The officers visited the area where the cow was killed.
“… on the 12th of January, I had a big young bull cattle that was stolen,” Marshall Frederick told iWitness News.
“And then early last year, my husband had a big mother cow that was pregnant as well,” she said, adding that one morning when her husband went to look for it, he did not meet it where he had tied it the previous night.
“…we met four quarters and the head on one side, all in the skin, and the guts was one way. So, apparently, the person who was supposed to come and collect didn’t come early enough, because he (Marshall Frederick’s husband) went down there after five.”
Marshall Frederick said her husband had had about six cattle before. “… they kept stealing them over and over,” she said, adding that her mother-in-law then advised her husband to get rid of them.
She said that her husband, however, kept the cow that thieves would steal last Thursday night.
That same cow was the mother of the bull that thieves slaughtered on Jan. 12.
“The cattle that I had is what I had inherited from my father,” Marshall Frederick told iWitness News, adding that when her father died, he left a cattle for each of his four children.
She said one of them had never been tied and was difficult to catch, so they had a butcher come and slaughter it.
However, that same cow had had a calf and the evening after its mother was slaughtered, thieves stole it.
They also stole a cow belonging to one of her brothers and her other brother decided to sell his.
“So, I’m the only one who had cattle remaining… It’s heartbreaking because it’s very hard. My husband has to get up whether sun, rain every morning to go and look after them,” she said.
Marshall Frederick said that no matter how far the cattle are from their home, her husband has to carry water for them on evenings, with each animal drinking as many as two large buckets full every evening during the dry season.
“And then people now just come and rob you. So, you don’t receive any benefit at all. You’re just raising animals for people to come and take.”
She said they used to rear sheep and goats and people could go into the pen in their yard and steal the animals.
“So, after they keep taking them. He (husband) said, Well, that’s it.’ He’s going to get rid of them.”
She said that after the cow was stolen last week, she decided that she would sell the calf, which is three or four months old, as soon as it is big enough.
“I’m just going to get rid of them because it doesn’t make sense you keep rearing animals and then people just come and steal them all the time,” Marshall Frederick told iWitness News.
She said her husband’s cow that was stolen last year could have fetched EC$3,000, the same as the one that was killed last week.
The bull that was killed earlier this year could have earned them another EC$2,000.
“… so, it’s really devastating because you’re trying to do something to help yourself and then people just come and just reap all the benefit…
“We keep reporting the matter to the police.
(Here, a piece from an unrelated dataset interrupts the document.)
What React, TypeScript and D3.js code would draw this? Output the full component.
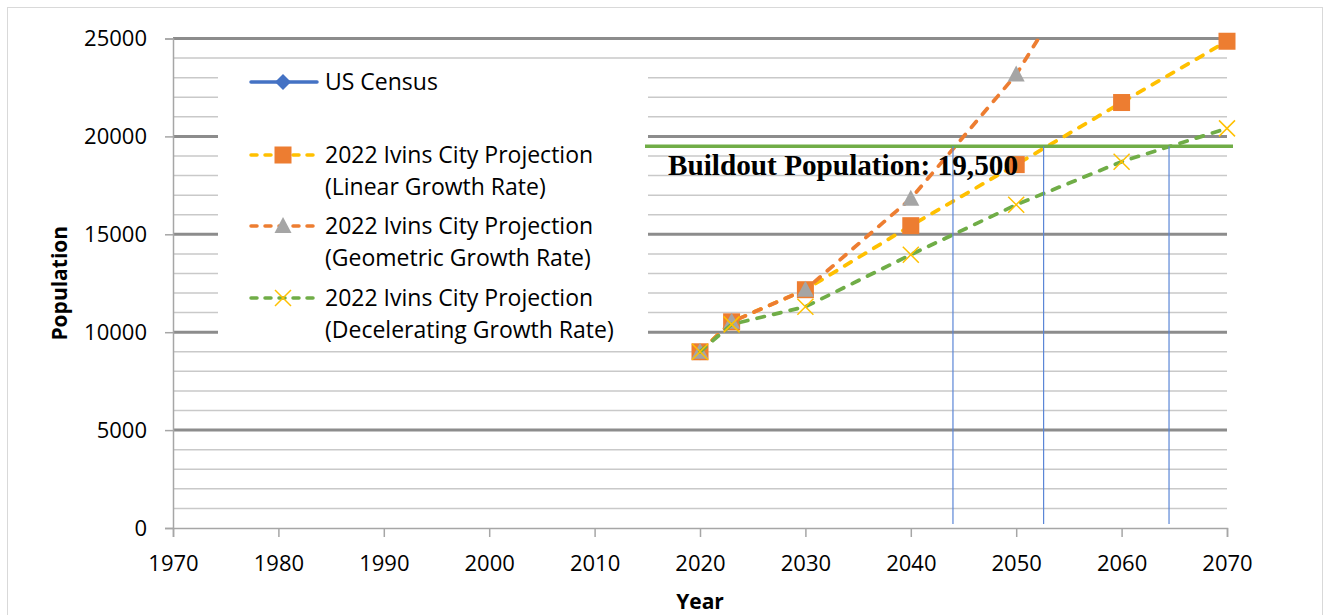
import * as d3 from 'd3';
import { useEffect, useRef } from 'react';

// Chart data
const years = [2020, 2023, 2030, 2040, 2050, 2060, 2070];
const censusYears = [2020];
const censusValues = [8978];
const linearValues = [9000, 10530, 12170, 15440, 18560, 21730, 24860];
const geometricValues = [9000, 10530, 12170, 16820, 23160, 31900, 43900];
const deceleratingValues = [9000, 10400, 11300, 13960, 16510, 18710, 20410];
const buildoutPopulation = 19500;
const buildoutYears = [2044.0, 2052.6, 2064.5];
const xTicks = [1970, 1980, 1990, 2000, 2010, 2020, 2030, 2040, 2050, 2060, 2070];
const yTicks = [0, 5000, 10000, 15000, 20000, 25000];
const minorTicks = d3.range(1000, 25000, 1000);
const legendLabels = [
  ['US Census'],
  ['2022 Ivins City Projection', '(Linear Growth Rate)'],
  ['2022 Ivins City Projection', '(Geometric Growth Rate)'],
  ['2022 Ivins City Projection', '(Decelerating Growth Rate)'],
];

const BLUE = '#4472c4';
const ORANGE = '#ed7d31';
const GRAY = '#a5a5a5';
const YELLOW = '#ffc000';
const GREEN = '#70ad47';
const FONT = "'Open Sans', sans-serif";

export default function App() {
  const svgRef = useRef<SVGSVGElement | null>(null);

  useEffect(() => {
    if (!svgRef.current) return;
    const width = 1325;
    const height = 615;
    const margin = { top: 38.5, right: 98, bottom: 87, left: 173 };

    const svg = d3.select(svgRef.current);
    svg.selectAll('*').remove();
    svg.attr('width', width).attr('height', height);

    const x = d3.scaleLinear().domain([1970, 2070]).range([margin.left, width - margin.right]);
    const y = d3.scaleLinear().domain([0, 25000]).range([height - margin.bottom, margin.top]);
    const [x0, x1] = x.range();

    // outer frame
    svg.append('rect')
      .attr('x', 7.5).attr('y', 7.5)
      .attr('width', 1315).attr('height', 640)
      .attr('fill', 'white').attr('stroke', '#d9d9d9');

    // gridlines
    svg.append('g').selectAll('line').data(minorTicks.filter(v => v % 5000 !== 0)).join('line')
      .attr('x1', x0).attr('x2', x1)
      .attr('y1', d => y(d)).attr('y2', d => y(d))
      .attr('stroke', '#c9c9c9').attr('stroke-width', 1.5);
    svg.append('g').selectAll('line').data(yTicks.filter(v => v > 0)).join('line')
      .attr('x1', x0).attr('x2', x1)
      .attr('y1', d => y(d)).attr('y2', d => y(d))
      .attr('stroke', '#8c8c8c').attr('stroke-width', 3);

    // axes
    const xAxis = svg.append('g')
      .attr('transform', `translate(0,${y(0)})`)
      .call(d3.axisBottom(x).tickValues(xTicks).tickFormat(d3.format('d')).tickSize(9).tickPadding(18));
    const yAxis = svg.append('g')
      .attr('transform', `translate(${x0},0)`)
      .call(d3.axisLeft(y).tickValues(yTicks).tickFormat(d3.format('d')).tickSize(8).tickPadding(18));
    [xAxis, yAxis].forEach(g => {
      g.select('.domain').attr('stroke', '#a6a6a6').attr('stroke-width', 1.5);
      g.selectAll('.tick line').attr('stroke', '#a6a6a6').attr('stroke-width', 1.5);
      g.selectAll('.tick text')
        .attr('fill', '#000').attr('font-family', FONT).attr('font-size', 22);
    });

    // legend box hides gridlines behind it
    svg.append('rect')
      .attr('x', 218).attr('y', 64).attr('width', 430).attr('height', 286)
      .attr('fill', 'white');

    const clipId = 'plot-clip';
    svg.append('clipPath').attr('id', clipId)
      .append('rect')
      .attr('x', x0 - 10).attr('y', y(25000))
      .attr('width', x1 - x0 + 20).attr('height', y(0) - y(25000));

    const line = d3.line<[number, number]>()
      .x(d => x(d[0]))
      .y(d => y(d[1]));

    const drawSquare = (g: any, cx: number, cy: number) =>
      g.append('rect').attr('x', cx - 8.5).attr('y', cy - 8.5).attr('width', 17).attr('height', 17)
        .attr('fill', ORANGE);
    const drawTriangle = (g: any, cx: number, cy: number) =>
      g.append('path')
        .attr('d', `M${cx},${cy - 9}L${cx + 8.5},${cy + 7}L${cx - 8.5},${cy + 7}Z`)
        .attr('fill', GRAY);
    const drawCross = (g: any, cx: number, cy: number) =>
      g.append('path')
        .attr('d', `M${cx - 8},${cy - 8}L${cx + 8},${cy + 8}M${cx + 8},${cy - 8}L${cx - 8},${cy + 8}`)
        .attr('stroke', YELLOW).attr('stroke-width', 1.5).attr('fill', 'none');
    const drawDiamond = (g: any, cx: number, cy: number) =>
      g.append('path')
        .attr('d', `M${cx},${cy - 8}L${cx + 8},${cy}L${cx},${cy + 8}L${cx - 8},${cy}Z`)
        .attr('fill', BLUE);

    const series = [
      { xs: censusYears, values: censusValues, color: BLUE, dash: null, marker: drawDiamond },
      { xs: years, values: linearValues, color: YELLOW, dash: '7.5 9.5', marker: drawSquare },
      { xs: years, values: geometricValues, color: ORANGE, dash: '7.5 9.5', marker: drawTriangle },
      { xs: years, values: deceleratingValues, color: GREEN, dash: '7.5 9.5', marker: drawCross },
    ];

    const plot = svg.append('g');
    series.forEach(s => {
      const pts = s.xs.map((yr, i) => [yr, s.values[i]] as [number, number]);
      plot.append('path')
        .datum(pts)
        .attr('clip-path', `url(#${clipId})`)
        .attr('fill', 'none')
        .attr('stroke', s.color)
        .attr('stroke-width', 3.75)
        .attr('stroke-linecap', 'round')
        .attr('stroke-dasharray', s.dash)
        .attr('d', line);
      const mg = plot.append('g');
      pts.filter(p => p[1] <= 25000).forEach(p => s.marker(mg, x(p[0]), y(p[1])));
    });

    // buildout population line and markers
    svg.append('line')
      .attr('x1', 645).attr('x2', x1 + 6)
      .attr('y1', y(buildoutPopulation)).attr('y2', y(buildoutPopulation))
      .attr('stroke', GREEN).attr('stroke-width', 3.5);
    svg.append('g').selectAll('line').data(buildoutYears).join('line')
      .attr('x1', d => x(d)).attr('x2', d => x(d))
      .attr('y1', y(buildoutPopulation)).attr('y2', y(0) - 4)
      .attr('stroke', '#5b86d6').attr('stroke-width', 1.2);
    svg.append('text')
      .attr('x', 668).attr('y', 175)
      .attr('font-family', "'Liberation Serif', 'Times New Roman', serif")
      .attr('font-weight', 'bold')
      .attr('font-size', 29)
      .attr('textLength', 350)
      .attr('lengthAdjust', 'spacingAndGlyphs')
      .text(`Buildout Population: ${d3.format(',')(buildoutPopulation)}`);

    // legend
    const legendRows = [82, 155, 226, 298];
    const legend = svg.append('g');
    series.forEach((s, i) => {
      const ly = legendRows[i];
      legend.append('line')
        .attr('x1', 251).attr('x2', 317).attr('y1', ly).attr('y2', ly)
        .attr('stroke', s.color).attr('stroke-width', 3.5)
        .attr('stroke-linecap', 'round')
        .attr('stroke-dasharray', s.dash ? '6 8' : null);
      s.marker(legend, 283, ly);
      legendLabels[i].forEach((t, j) => {
        legend.append('text')
          .attr('x', 325).attr('y', ly + j * 32)
          .attr('dy', '0.36em')
          .attr('font-family', FONT).attr('font-size', 23)
          .attr('fill', '#000')
          .text(t);
      });
    });

    // axis titles
    svg.append('text')
      .attr('transform', `translate(60,${(y(0) + y(25000)) / 2}) rotate(-90)`)
      .attr('text-anchor', 'middle').attr('dy', '0.35em')
      .attr('font-family', FONT).attr('font-weight', 'bold').attr('font-size', 21)
      .text('Population');
    svg.append('text')
      .attr('x', (x0 + x1) / 2).attr('y', 602)
      .attr('text-anchor', 'middle').attr('dy', '0.35em')
      .attr('font-family', FONT).attr('font-weight', 'bold').attr('font-size', 21)
      .text('Year');
  }, []);

  return (
    <div>
      <svg ref={svgRef} style={{ position: 'absolute', left: 0, top: 0 }}></svg>
    </div>
  );
}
But I don’t think much is being done. I even messaged the Minister of Agriculture yesterday on messenger, but I know sometimes these people are busy and they don’t really have time to check so I don’t know whether or not the message.”
Marshall Frederick said she had sent the photos of the entrails to Agriculture Minister Saboto Caesar.
“And I appealed to him to work along with the police to try and do something to cut out this praedial larceny thing because it’s too much.”
She pointed out that the area is suitable for raising cattle because it has a lot of pastures.
“… but it doesn’t make sense to keep rearing because look where they were, right in front here, and they come and steal it.
“So, it doesn’t matter where you carry them. We used to have the goat right in our yard, and they used to come and steal them. So, it doesn’t matter where you go, they’ll just come and take them anyway.”
Marshall Frederick said she did not believe that the cattle thieves are strangers to the community.
“… I believe it’s people right around here because they have a lot of young men around these spaces don’t want to go and look for work and they just want to go about and steal people’s things and sell them to make a living.
‘I don’t believe there’s any stranger, because who is going to know that the cattle was tied back behind there, and he brought it to the front here, and know exactly where to take it to slaughter it?” she said, noting that the area where the cow was killed was very grassy and the shed is not observable from the road.
“It’s too much now. This has been going on for years, and we keep just losing animals, we’re not getting anything,” she told iWitness News.